_Exercise_. Of all the lines in the data below, how many contain "this"? Report that number alone.

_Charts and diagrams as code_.
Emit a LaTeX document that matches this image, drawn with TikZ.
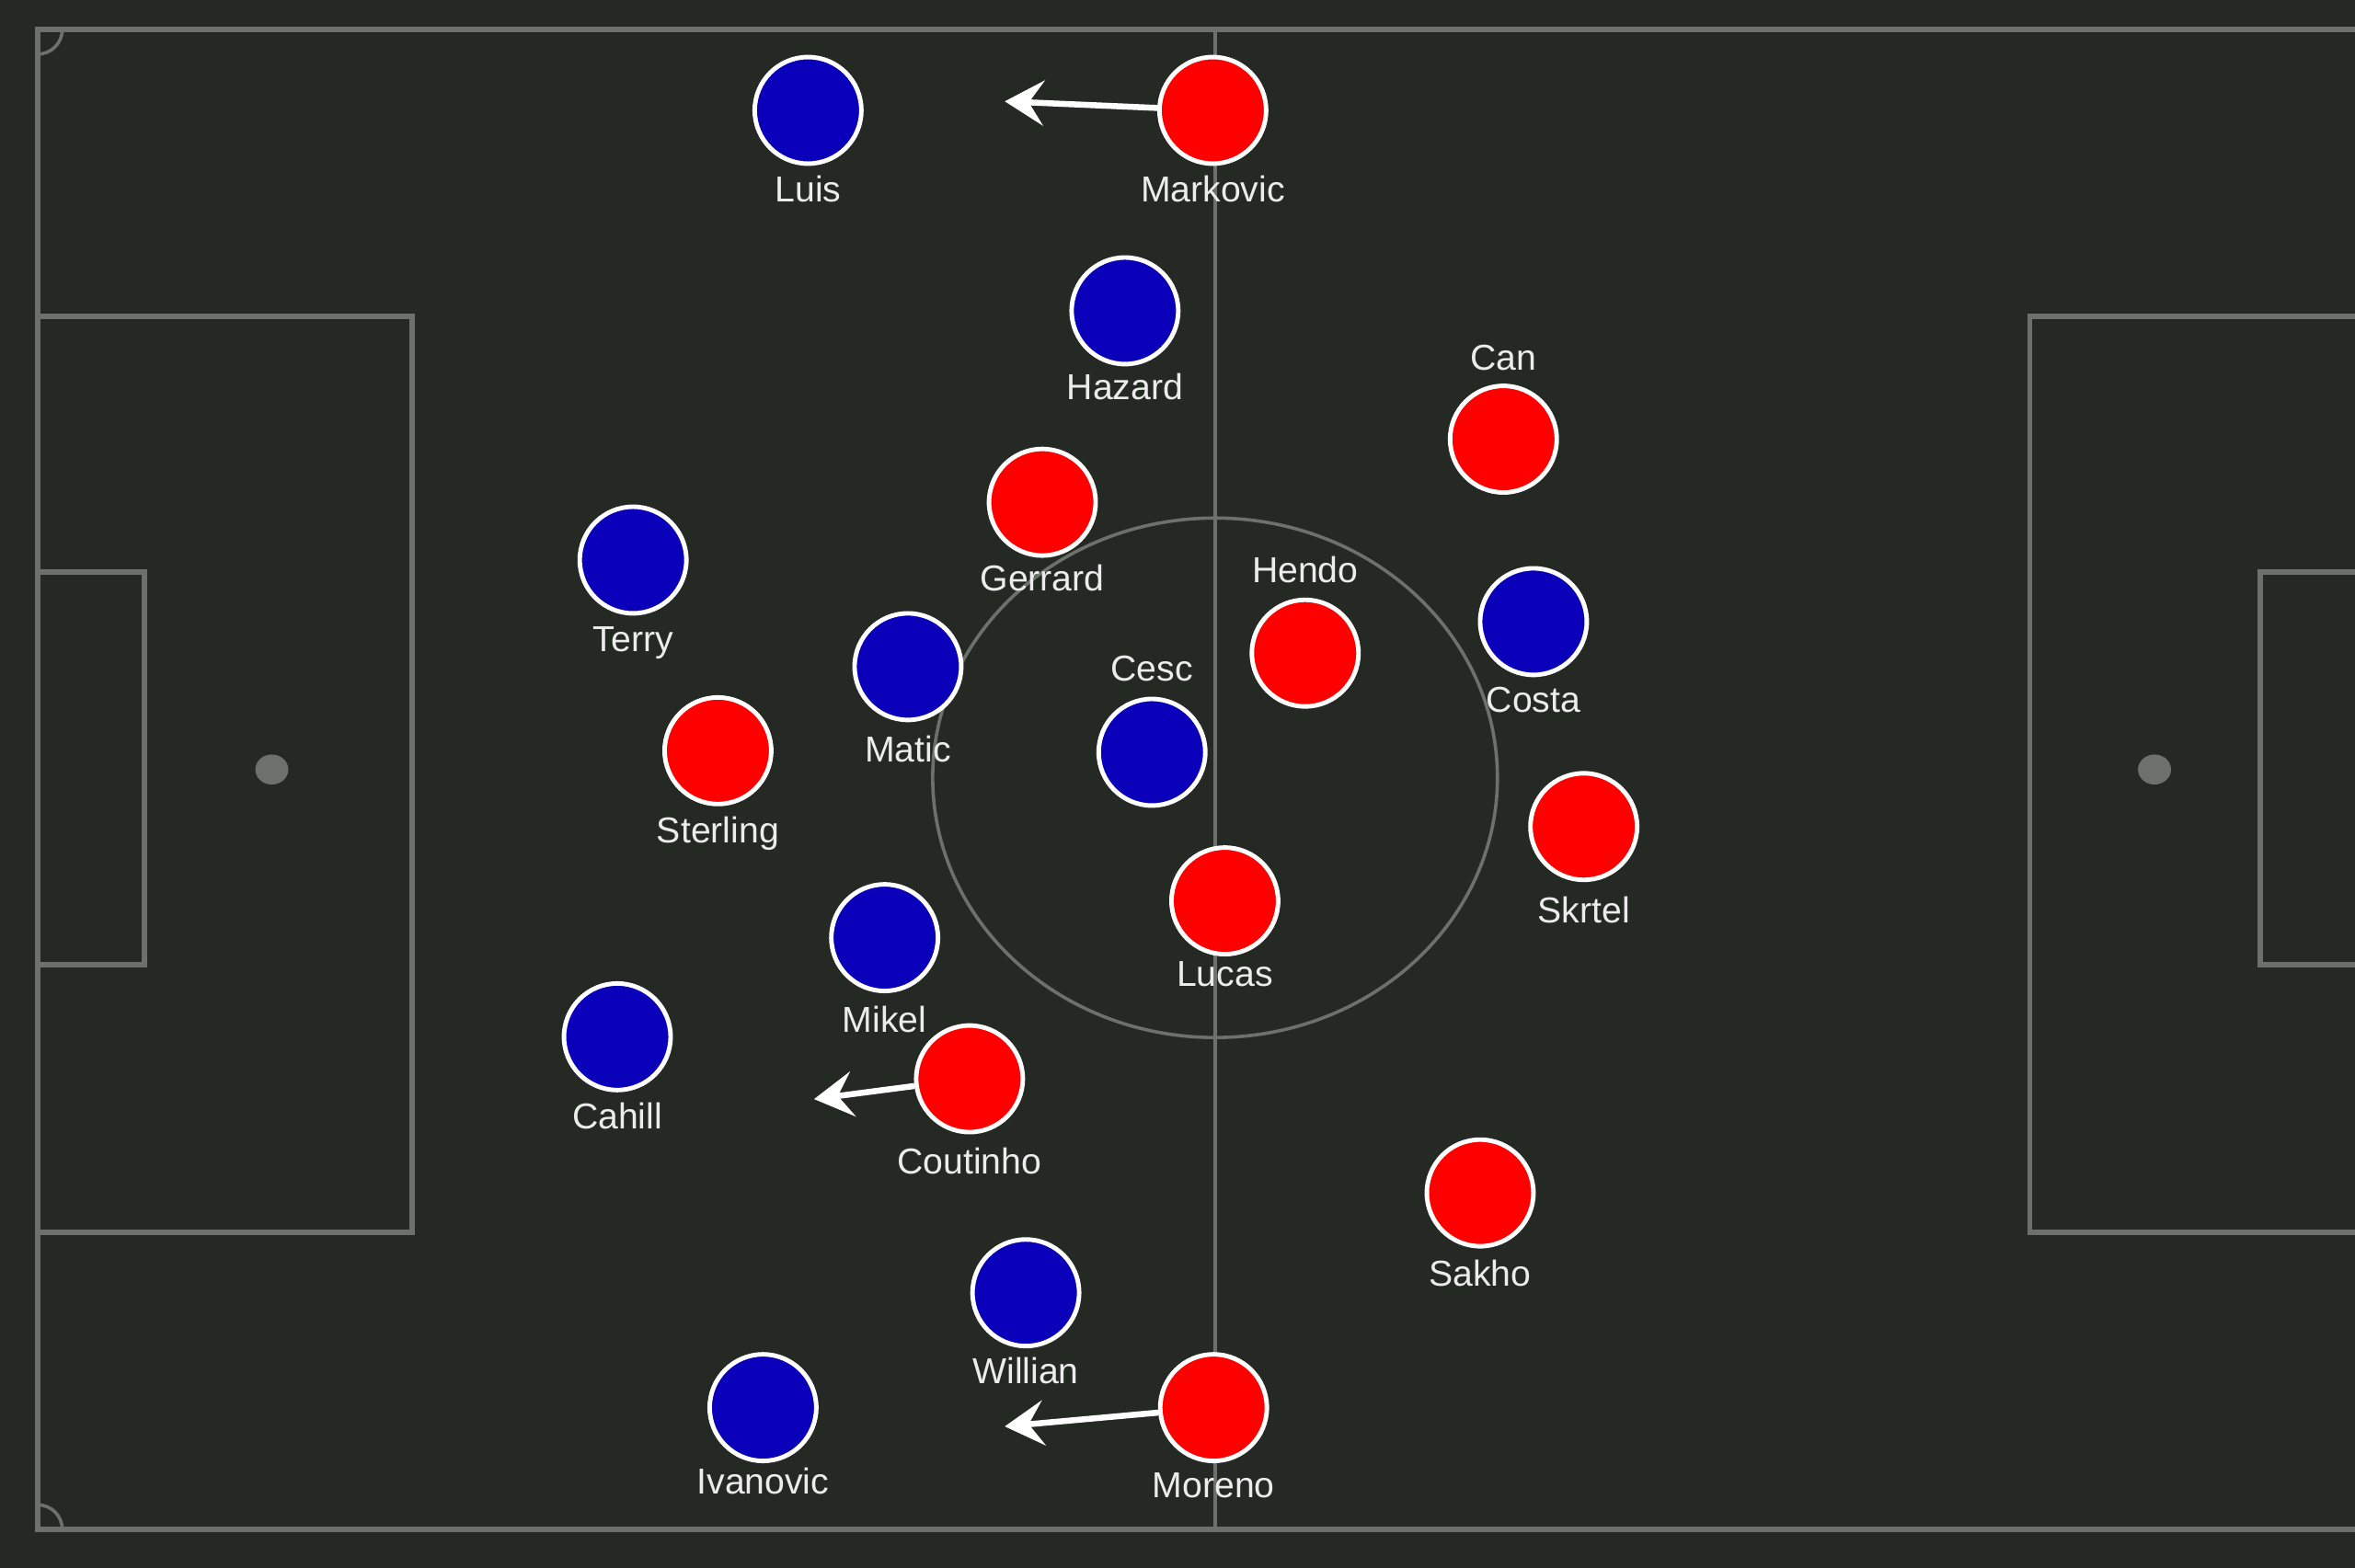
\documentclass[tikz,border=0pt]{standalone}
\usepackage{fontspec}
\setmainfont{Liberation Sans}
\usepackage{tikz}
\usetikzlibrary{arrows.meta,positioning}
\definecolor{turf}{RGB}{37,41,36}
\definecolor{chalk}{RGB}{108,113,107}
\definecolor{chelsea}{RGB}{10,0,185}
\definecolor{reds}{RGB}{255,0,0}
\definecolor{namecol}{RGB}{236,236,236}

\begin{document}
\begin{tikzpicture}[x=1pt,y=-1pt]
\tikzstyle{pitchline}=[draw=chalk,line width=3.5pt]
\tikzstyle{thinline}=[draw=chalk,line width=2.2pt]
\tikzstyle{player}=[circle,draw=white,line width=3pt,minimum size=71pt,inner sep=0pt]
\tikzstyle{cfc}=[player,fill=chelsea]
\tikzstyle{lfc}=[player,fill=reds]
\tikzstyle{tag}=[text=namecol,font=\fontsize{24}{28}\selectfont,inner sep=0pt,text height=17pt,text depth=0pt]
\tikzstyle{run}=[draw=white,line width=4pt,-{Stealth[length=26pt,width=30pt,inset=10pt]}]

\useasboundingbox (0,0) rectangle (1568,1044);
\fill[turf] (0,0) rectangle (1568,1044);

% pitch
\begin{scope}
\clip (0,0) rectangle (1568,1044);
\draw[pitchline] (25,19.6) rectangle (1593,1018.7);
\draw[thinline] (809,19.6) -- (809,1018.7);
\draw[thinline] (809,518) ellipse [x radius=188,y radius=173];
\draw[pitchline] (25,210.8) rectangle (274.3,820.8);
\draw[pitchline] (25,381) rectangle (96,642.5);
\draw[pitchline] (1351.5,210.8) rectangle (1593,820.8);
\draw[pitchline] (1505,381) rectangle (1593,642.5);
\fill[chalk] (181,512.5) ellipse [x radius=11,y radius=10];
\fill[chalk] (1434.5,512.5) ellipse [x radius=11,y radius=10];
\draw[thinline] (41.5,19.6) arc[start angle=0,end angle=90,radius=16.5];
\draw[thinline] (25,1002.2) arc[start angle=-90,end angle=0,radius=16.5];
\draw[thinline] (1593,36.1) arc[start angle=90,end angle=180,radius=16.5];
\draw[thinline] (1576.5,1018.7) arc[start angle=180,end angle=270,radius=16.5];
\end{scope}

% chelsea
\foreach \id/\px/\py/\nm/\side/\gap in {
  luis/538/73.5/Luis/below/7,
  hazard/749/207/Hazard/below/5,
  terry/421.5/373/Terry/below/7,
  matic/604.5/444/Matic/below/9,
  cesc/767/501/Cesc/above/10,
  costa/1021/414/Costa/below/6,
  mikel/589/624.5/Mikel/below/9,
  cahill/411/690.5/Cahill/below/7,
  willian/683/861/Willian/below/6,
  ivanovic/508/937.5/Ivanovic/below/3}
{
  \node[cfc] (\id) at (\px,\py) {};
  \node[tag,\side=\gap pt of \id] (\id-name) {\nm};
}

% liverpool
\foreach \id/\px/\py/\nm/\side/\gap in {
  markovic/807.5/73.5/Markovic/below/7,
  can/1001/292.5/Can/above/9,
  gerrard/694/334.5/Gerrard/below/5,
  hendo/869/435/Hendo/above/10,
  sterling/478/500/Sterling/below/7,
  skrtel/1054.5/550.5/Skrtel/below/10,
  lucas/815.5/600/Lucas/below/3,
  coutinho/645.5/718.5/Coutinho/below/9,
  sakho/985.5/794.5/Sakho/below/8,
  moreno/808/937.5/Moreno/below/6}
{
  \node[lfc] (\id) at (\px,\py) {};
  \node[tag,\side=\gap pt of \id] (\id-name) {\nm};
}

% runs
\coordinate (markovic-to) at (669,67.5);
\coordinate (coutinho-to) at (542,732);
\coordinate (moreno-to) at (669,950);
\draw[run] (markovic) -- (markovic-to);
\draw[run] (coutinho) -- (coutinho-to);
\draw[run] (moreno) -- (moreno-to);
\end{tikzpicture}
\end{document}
--
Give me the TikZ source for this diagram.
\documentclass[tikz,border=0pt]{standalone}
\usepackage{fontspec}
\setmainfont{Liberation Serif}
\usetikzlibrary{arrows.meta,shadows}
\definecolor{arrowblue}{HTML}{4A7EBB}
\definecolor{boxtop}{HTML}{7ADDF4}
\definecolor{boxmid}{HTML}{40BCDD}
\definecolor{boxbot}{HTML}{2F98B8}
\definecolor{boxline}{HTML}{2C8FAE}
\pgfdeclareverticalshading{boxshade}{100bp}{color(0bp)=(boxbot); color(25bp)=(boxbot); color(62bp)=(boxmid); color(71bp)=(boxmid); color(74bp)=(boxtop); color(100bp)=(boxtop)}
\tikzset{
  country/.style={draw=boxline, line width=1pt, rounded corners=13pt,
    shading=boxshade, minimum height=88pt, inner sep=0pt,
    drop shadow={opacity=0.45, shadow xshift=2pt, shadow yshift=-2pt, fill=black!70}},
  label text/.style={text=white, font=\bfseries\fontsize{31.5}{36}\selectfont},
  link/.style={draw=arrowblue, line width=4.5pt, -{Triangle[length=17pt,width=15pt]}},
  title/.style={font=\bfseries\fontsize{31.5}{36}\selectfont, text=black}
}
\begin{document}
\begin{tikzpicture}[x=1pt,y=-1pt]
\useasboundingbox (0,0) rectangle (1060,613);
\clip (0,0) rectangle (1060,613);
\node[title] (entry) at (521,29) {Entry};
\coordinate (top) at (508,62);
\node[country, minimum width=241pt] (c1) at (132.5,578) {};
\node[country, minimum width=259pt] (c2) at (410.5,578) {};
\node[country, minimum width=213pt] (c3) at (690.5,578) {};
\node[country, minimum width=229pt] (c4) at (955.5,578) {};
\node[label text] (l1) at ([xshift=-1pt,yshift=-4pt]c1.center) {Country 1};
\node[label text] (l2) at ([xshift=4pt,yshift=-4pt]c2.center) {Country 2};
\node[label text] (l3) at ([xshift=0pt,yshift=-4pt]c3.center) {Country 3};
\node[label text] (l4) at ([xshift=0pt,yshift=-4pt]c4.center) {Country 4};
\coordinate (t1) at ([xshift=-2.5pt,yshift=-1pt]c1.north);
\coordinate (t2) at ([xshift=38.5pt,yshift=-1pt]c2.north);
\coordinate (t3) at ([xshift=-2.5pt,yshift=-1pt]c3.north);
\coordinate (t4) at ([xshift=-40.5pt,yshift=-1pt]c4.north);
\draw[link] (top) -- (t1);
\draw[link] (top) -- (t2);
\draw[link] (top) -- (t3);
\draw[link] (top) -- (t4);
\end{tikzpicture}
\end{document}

_Solution to the problem_. 2